Asked why I chose to write this story, the answer is easy. I admire what little I could learn of the real Eliza (there is no official documentation of her life), her strength and determination to survive in an era when women were still considered chattels. In the series, I incorporate some real-life dramas of early pioneers.
We have distributed the books across western Canada, from B.C. to Manitoba, which has meant a lot of travel, and hope to work our way east in the near future. Finding the right places to consign the books, working on advertising, creating and testing promotions, networking with those experienced in the book publishing and distribution business and, of course, doing book signings, readings and meetings with book clubs mean our days are busy. Presently, we are working on getting the books into bookstores in Iceland, where the series earned a rave review in Reykjavík’s daily newspaper.

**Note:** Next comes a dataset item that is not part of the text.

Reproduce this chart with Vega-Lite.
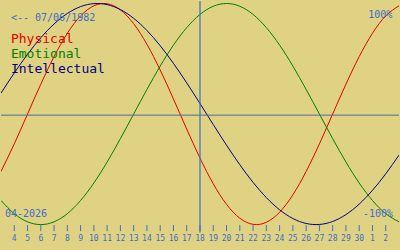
{
  "$schema": "https://vega.github.io/schema/vega-lite/v6.json",
  "width": 400,
  "height": 250,
  "padding": 0,
  "autosize": {"type": "fit", "contains": "padding"},
  "background": "#e0d283",
  "config": {"view": {"stroke": null}},
  "datasets": {
    "days": [
      {"d":4,"lab":"4"},{"d":5,"lab":"5"},{"d":6,"lab":"6"},{"d":7,"lab":"7"},{"d":8,"lab":"8"},{"d":9,"lab":"9"},{"d":10,"lab":"10"},{"d":11,"lab":"11"},{"d":12,"lab":"12"},{"d":13,"lab":"13"},{"d":14,"lab":"14"},{"d":15,"lab":"15"},{"d":16,"lab":"16"},{"d":17,"lab":"17"},{"d":18,"lab":"18"},{"d":19,"lab":"19"},{"d":20,"lab":"20"},{"d":21,"lab":"21"},{"d":22,"lab":"22"},{"d":23,"lab":"23"},{"d":24,"lab":"24"},{"d":25,"lab":"25"},{"d":26,"lab":"26"},{"d":27,"lab":"27"},{"d":28,"lab":"28"},{"d":29,"lab":"29"},{"d":30,"lab":"30"},{"d":31,"lab":"1"},{"d":32,"lab":"2"}
    ],
    "curves": [
    {"d":3,"s":"Physical","v":-0.5196},{"d":4,"s":"Physical","v":-0.2698},{"d":5,"s":"Physical","v":0},{"d":6,"s":"Physical","v":0.2698},{"d":7,"s":"Physical","v":0.5196},{"d":8,"s":"Physical","v":0.7308},{"d":9,"s":"Physical","v":0.8879},{"d":10,"s":"Physical","v":0.9791},{"d":11,"s":"Physical","v":0.9977},{"d":12,"s":"Physical","v":0.9423},{"d":13,"s":"Physical","v":0.817},{"d":14,"s":"Physical","v":0.6311},{"d":15,"s":"Physical","v":0.3984},{"d":16,"s":"Physical","v":0.1362},{"d":17,"s":"Physical","v":-0.1362},{"d":18,"s":"Physical","v":-0.3984},{"d":19,"s":"Physical","v":-0.6311},{"d":20,"s":"Physical","v":-0.817},{"d":21,"s":"Physical","v":-0.9423},{"d":22,"s":"Physical","v":-0.9977},{"d":23,"s":"Physical","v":-0.9791},{"d":24,"s":"Physical","v":-0.8879},{"d":25,"s":"Physical","v":-0.7308},{"d":26,"s":"Physical","v":-0.5196},{"d":27,"s":"Physical","v":-0.2698},{"d":28,"s":"Physical","v":0},{"d":29,"s":"Physical","v":0.2698},{"d":30,"s":"Physical","v":0.5196},{"d":31,"s":"Physical","v":0.7308},{"d":32,"s":"Physical","v":0.8879},{"d":33,"s":"Physical","v":0.9791},
    {"d":3,"s":"Emotional","v":-0.7818},{"d":4,"s":"Emotional","v":-0.901},{"d":5,"s":"Emotional","v":-0.9749},{"d":6,"s":"Emotional","v":-1},{"d":7,"s":"Emotional","v":-0.9749},{"d":8,"s":"Emotional","v":-0.901},{"d":9,"s":"Emotional","v":-0.7818},{"d":10,"s":"Emotional","v":-0.6235},{"d":11,"s":"Emotional","v":-0.4339},{"d":12,"s":"Emotional","v":-0.2225},{"d":13,"s":"Emotional","v":0},{"d":14,"s":"Emotional","v":0.2225},{"d":15,"s":"Emotional","v":0.4339},{"d":16,"s":"Emotional","v":0.6235},{"d":17,"s":"Emotional","v":0.7818},{"d":18,"s":"Emotional","v":0.901},{"d":19,"s":"Emotional","v":0.9749},{"d":20,"s":"Emotional","v":1},{"d":21,"s":"Emotional","v":0.9749},{"d":22,"s":"Emotional","v":0.901},{"d":23,"s":"Emotional","v":0.7818},{"d":24,"s":"Emotional","v":0.6235},{"d":25,"s":"Emotional","v":0.4339},{"d":26,"s":"Emotional","v":0.2225},{"d":27,"s":"Emotional","v":0},{"d":28,"s":"Emotional","v":-0.2225},{"d":29,"s":"Emotional","v":-0.4339},{"d":30,"s":"Emotional","v":-0.6235},{"d":31,"s":"Emotional","v":-0.7818},{"d":32,"s":"Emotional","v":-0.901},{"d":33,"s":"Emotional","v":-0.9749},
    {"d":3,"s":"Intellectual","v":0.1893},{"d":4,"s":"Intellectual","v":0.3717},{"d":5,"s":"Intellectual","v":0.5406},{"d":6,"s":"Intellectual","v":0.6901},{"d":7,"s":"Intellectual","v":0.8146},{"d":8,"s":"Intellectual","v":0.9096},{"d":9,"s":"Intellectual","v":0.9718},{"d":10,"s":"Intellectual","v":0.9989},{"d":11,"s":"Intellectual","v":0.9898},{"d":12,"s":"Intellectual","v":0.945},{"d":13,"s":"Intellectual","v":0.866},{"d":14,"s":"Intellectual","v":0.7557},{"d":15,"s":"Intellectual","v":0.6182},{"d":16,"s":"Intellectual","v":0.4582},{"d":17,"s":"Intellectual","v":0.2817},{"d":18,"s":"Intellectual","v":0.0951},{"d":19,"s":"Intellectual","v":-0.0951},{"d":20,"s":"Intellectual","v":-0.2817},{"d":21,"s":"Intellectual","v":-0.4582},{"d":22,"s":"Intellectual","v":-0.6182},{"d":23,"s":"Intellectual","v":-0.7557},{"d":24,"s":"Intellectual","v":-0.866},{"d":25,"s":"Intellectual","v":-0.945},{"d":26,"s":"Intellectual","v":-0.9898},{"d":27,"s":"Intellectual","v":-0.9989},{"d":28,"s":"Intellectual","v":-0.9718},{"d":29,"s":"Intellectual","v":-0.9096},{"d":30,"s":"Intellectual","v":-0.8146},{"d":31,"s":"Intellectual","v":-0.6901},{"d":32,"s":"Intellectual","v":-0.5406},{"d":33,"s":"Intellectual","v":-0.3717}
    ],
    "one": [{}]
  },
  "layer": [
    {
      "data": {"name": "curves"},
      "mark": {"type": "line", "strokeWidth": 1, "interpolate": "natural", "clip": true},
      "encoding": {
        "x": {"field": "d", "type": "quantitative", "scale": {"domain": [3, 33], "nice": false, "zero": false}, "axis": null},
        "y": {"field": "v", "type": "quantitative", "scale": {"domain": [-1.2297, 1.0225], "nice": false, "zero": false}, "axis": null},
        "color": {"field": "s", "type": "nominal", "legend": null,
          "scale": {"domain": ["Physical", "Emotional", "Intellectual"], "range": ["#e00000", "#008000", "#000080"]}}
      }
    },
    {
      "data": {"name": "days"},
      "mark": {"type": "rule", "color": "#3b6fc9", "strokeWidth": 1},
      "encoding": {
        "x": {"field": "d", "type": "quantitative"},
        "y": {"datum": -1.0045},
        "y2": {"datum": -1.0586}
      }
    },
    {
      "data": {"name": "days"},
      "mark": {"type": "text", "font": "DejaVu Sans Mono", "fontSize": 8, "color": "#3b6fc9", "align": "center", "baseline": "alphabetic"},
      "encoding": {
        "x": {"field": "d", "type": "quantitative"},
        "y": {"datum": -1.149},
        "text": {"field": "lab"}
      }
    },
    {
      "data": {"name": "one"},
      "mark": {"type": "rule", "color": "#4f6f94", "strokeWidth": 1},
      "encoding": {"y": {"datum": -0.01}}
    },
    {
      "data": {"name": "one"},
      "mark": {"type": "rule", "color": "#3b6fc9", "strokeWidth": 1.2},
      "encoding": {
        "x": {"datum": 18},
        "y": {"datum": 1.0225},
        "y2": {"datum": -1.072}
      }
    },
    {
      "data": {"name": "one"},
      "mark": {"type": "text", "text": "<-- 07/06/1982", "font": "DejaVu Sans Mono", "fontSize": 10, "color": "#3b6fc9", "align": "left", "baseline": "alphabetic"},
      "encoding": {"x": {"datum": 3.75}, "y": {"datum": 0.842}}
    },
    {
      "data": {"name": "one"},
      "mark": {"type": "text", "text": "Physical", "font": "DejaVu Sans Mono", "fontSize": 13, "color": "#e00000", "align": "left", "baseline": "alphabetic"},
      "encoding": {"x": {"datum": 3.75}, "y": {"datum": 0.641}}
    },
    {
      "data": {"name": "one"},
      "mark": {"type": "text", "text": "Emotional", "font": "DejaVu Sans Mono", "fontSize": 13, "color": "#008000", "align": "left", "baseline": "alphabetic"},
      "encoding": {"x": {"datum": 3.75}, "y": {"datum": 0.506}}
    },
    {
      "data": {"name": "one"},
      "mark": {"type": "text", "text": "Intellectual", "font": "DejaVu Sans Mono", "fontSize": 13, "color": "#000080", "align": "left", "baseline": "alphabetic"},
      "encoding": {"x": {"datum": 3.75}, "y": {"datum": 0.371}}
    },
    {
      "data": {"name": "one"},
      "mark": {"type": "text", "text": "100%", "font": "DejaVu Sans Mono", "fontSize": 10, "color": "#3b6fc9", "align": "right", "baseline": "alphabetic"},
      "encoding": {"x": {"datum": 32.5}, "y": {"datum": 0.872}}
    },
    {
      "data": {"name": "one"},
      "mark": {"type": "text", "text": "-100%", "font": "DejaVu Sans Mono", "fontSize": 10, "color": "#3b6fc9", "align": "right", "baseline": "alphabetic"},
      "encoding": {"x": {"datum": 32.55}, "y": {"datum": -0.93}}
    },
    {
      "data": {"name": "one"},
      "mark": {"type": "text", "text": "04-2026", "font": "DejaVu Sans Mono", "fontSize": 10, "color": "#3b6fc9", "align": "left", "baseline": "alphabetic"},
      "encoding": {"x": {"datum": 3.3}, "y": {"datum": -0.93}}
    }
  ]
}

Occasionally other writers, contemplating self-publishing, ask our advice and we gladly share what we have learned these past years. No writer can succeed without the tools of writing: grammar, spelling, punctuation, an imagination and an ear for dialogue. One thing we stress is patience and persistence; like rearing a child, these two things, along with consistency, are key. And above all we tell other writers: Don’t give up on your dream. If you believe in what you’re doing and in yourself, and if you work hard, you will succeed. It’s the formula used by the early pioneers – a living testament to success.